Death is a hard concept to comprehend. I haven't actually grieved much this year, as I think I have just shut down my emotions and pushed through the oppression that feels like a heavy winter coat. I have moments when I think that the prayers of the saints is the reason I haven't felt the clenches of grief lay hold of my heart. I do know that in those moments that the tears begin to fall that I am reminded of the promise that is life everlasting, Heaven, the perfect work of the spotless Lamb on the cross that overcame death, hell, and the grave. The resurrection! Praise be to God! I will see them again....
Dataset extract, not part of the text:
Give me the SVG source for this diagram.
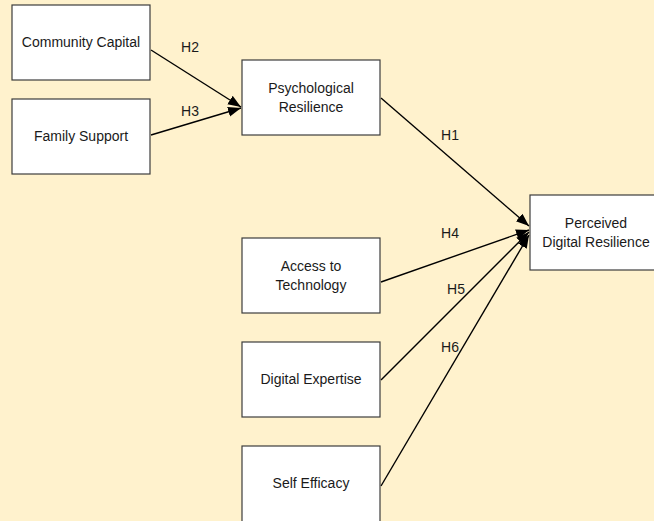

I will see them again. And for this very reason I ask this very simple question to you on the first day of the year, "When you pass from this life, will you see your loved ones again?" If your answer is no, or you don't know, please call upon the Lord Jesus, find a pastor you trust and "work out your salvation" as the Bible tells us. There are lots of scripture on salvation but I'll just start you with that one. You've got to know God for yourself...
Happy New Year!
P.S. 2015 brought many blessings to me, and for those I am thankful. My Middle Girl was crowned Homecoming Princess, got her driver's license, a new car (that she paid for half), traveled to Orlando, FL & Kansas City, MO for DECA, competed and won regional & state competition w/DECA, and started a new job. The Boy excelled in Cross County, ran track & field, and his cheer team is killing it. He has invested the time to learn to tumble, and he's grown almost 7 inches this year! My Eldest Girl has finished her Associates of Science degree at the local community college, and now heads to the University of Louisville on Monday to start her Bachelors of Science. Her goal is to finish with her PhD in Psychiatry or Psychology (undecided), and a minor in Sign Language. She wrapped up 4 years of work at Subway, bought herself a new car this summer with her 713 credit score (that excites me because I deal with people and poor credit every day at work), and she's working on writing her own blog about how she overcame some things in high school. I am anxious to read it whenever she has it complete.
God added many new friends to me last year through the Grayson County Women's Ministry classes, The Well (the Methodist churches new outreach service), and through a new ministry he has called me to. I resolve this year to seek his face, to search for the deeper things of God, as this world is falling apart, I am drawing closer to the redeemer. Find your purpose in him this year...you won't regret the peace, love, and joy that is found in this Jesus I adore.